Me acuerdo perfectamente de la vez en que les pedí a los Reyes Magos una caja de Magia Borrás.
Además, recuerdo exactamente por qué la pedí. Primero porque me gustaba la magia y segundo porque creía que podría ser el regalo más práctico del mundo.
Pensaba, con mi lógica infantil, que si con ese juego aprendía magia de verdad podría hacer aparecer todos los regalos que me diera la gana.
Reconozco que fue un duro golpe comprobar que mi plan no iba a funcionar.
Fue bastante decepcionante ver en el interior de la caja todos aquellos objetos de plástico y cartón; no tenía ni idea de qué hacer con ellos. Además, no venía ningún sombrero de copa y, por supuesto, ni rastro de palomas o conejos. ¿Habrían desaparecido mágicamente?
Pero, eso sí, incluía una varita que era lo más. Solo el hecho de cogerla y hacer con ella pases mágicos inventados ya molaba.
Estos eran los primeros manuales de magia a los que un niño de los 80 tenía acceso.
Los niños de hoy en día tienen como referencia a Harry Potter, pero cuando yo era pequeño mi ídolo era un mago bastante más peculiar: Juan Tamariz.
Sus intervenciones en televisión me tenían absolutamente pegado a la pantalla.

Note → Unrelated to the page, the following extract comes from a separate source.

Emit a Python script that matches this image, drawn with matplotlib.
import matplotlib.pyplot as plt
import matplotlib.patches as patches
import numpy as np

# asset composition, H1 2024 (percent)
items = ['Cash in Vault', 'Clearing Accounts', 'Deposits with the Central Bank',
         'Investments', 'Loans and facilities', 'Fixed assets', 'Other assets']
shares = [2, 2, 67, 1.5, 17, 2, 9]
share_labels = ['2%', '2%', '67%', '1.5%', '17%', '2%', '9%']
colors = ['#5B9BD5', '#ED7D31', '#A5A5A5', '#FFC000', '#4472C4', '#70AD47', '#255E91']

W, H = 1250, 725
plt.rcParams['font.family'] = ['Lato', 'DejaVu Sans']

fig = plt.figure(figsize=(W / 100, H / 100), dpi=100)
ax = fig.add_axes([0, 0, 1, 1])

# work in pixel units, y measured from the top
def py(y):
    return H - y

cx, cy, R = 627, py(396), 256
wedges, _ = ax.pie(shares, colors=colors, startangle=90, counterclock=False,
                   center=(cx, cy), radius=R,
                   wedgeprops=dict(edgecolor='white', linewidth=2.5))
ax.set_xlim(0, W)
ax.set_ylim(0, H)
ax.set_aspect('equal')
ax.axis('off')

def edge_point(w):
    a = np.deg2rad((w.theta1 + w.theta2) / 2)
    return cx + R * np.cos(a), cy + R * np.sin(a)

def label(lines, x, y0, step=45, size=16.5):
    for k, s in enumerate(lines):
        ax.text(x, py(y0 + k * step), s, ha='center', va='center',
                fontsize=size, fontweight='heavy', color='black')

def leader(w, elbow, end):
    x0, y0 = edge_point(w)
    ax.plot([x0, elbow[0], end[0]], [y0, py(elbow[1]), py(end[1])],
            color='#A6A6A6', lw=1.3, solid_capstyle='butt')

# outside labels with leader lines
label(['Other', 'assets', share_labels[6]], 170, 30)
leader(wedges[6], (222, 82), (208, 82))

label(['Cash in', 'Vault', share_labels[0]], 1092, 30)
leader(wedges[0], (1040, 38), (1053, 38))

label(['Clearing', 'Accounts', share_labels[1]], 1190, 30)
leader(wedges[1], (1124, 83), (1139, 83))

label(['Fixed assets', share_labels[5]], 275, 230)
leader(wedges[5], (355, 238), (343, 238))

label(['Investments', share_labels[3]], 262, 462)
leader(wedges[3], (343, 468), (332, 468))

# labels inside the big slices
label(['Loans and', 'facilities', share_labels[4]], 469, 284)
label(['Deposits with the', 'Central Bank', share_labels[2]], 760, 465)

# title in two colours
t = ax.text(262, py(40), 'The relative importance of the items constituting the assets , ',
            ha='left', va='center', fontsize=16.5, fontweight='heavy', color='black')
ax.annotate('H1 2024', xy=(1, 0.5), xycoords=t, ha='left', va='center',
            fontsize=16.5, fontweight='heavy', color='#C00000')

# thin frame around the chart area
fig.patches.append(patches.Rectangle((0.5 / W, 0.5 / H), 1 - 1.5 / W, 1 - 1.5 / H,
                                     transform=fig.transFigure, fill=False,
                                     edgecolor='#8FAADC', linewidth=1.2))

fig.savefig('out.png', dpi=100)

No tenía ni idea de cómo hacía sus trucos, pero yo pensaba: «Algún día aprenderé a hacer magia y seré como él, pero desde luego me cuidaré más la dentadura y el estilismo capilar».
Ya más mayor, me compré todos sus libros y me vi mil veces sus programas.
Él fue la inspiración que me guio en mis primeros pasos como mago profesional.
Pero siempre recordaré mi caja de Magia Borrás como el primer contacto que tuve con la magia.
Creo que los niños que tuvieron este juego se dividen en dos grupos: los que usaron las bolas de plástico para jugar al ping pong y los que nos leímos las instrucciones y experimentamos la maravillosa sensación de hacer que una bola cambiase de color y poder así asombrar a los demás.
Tengo que decir que esa sensación no me ha abandonado jamás.
Pero tanto a unos como a otros este juguete nos enseñó algo importante: todo en esta vida tiene truco.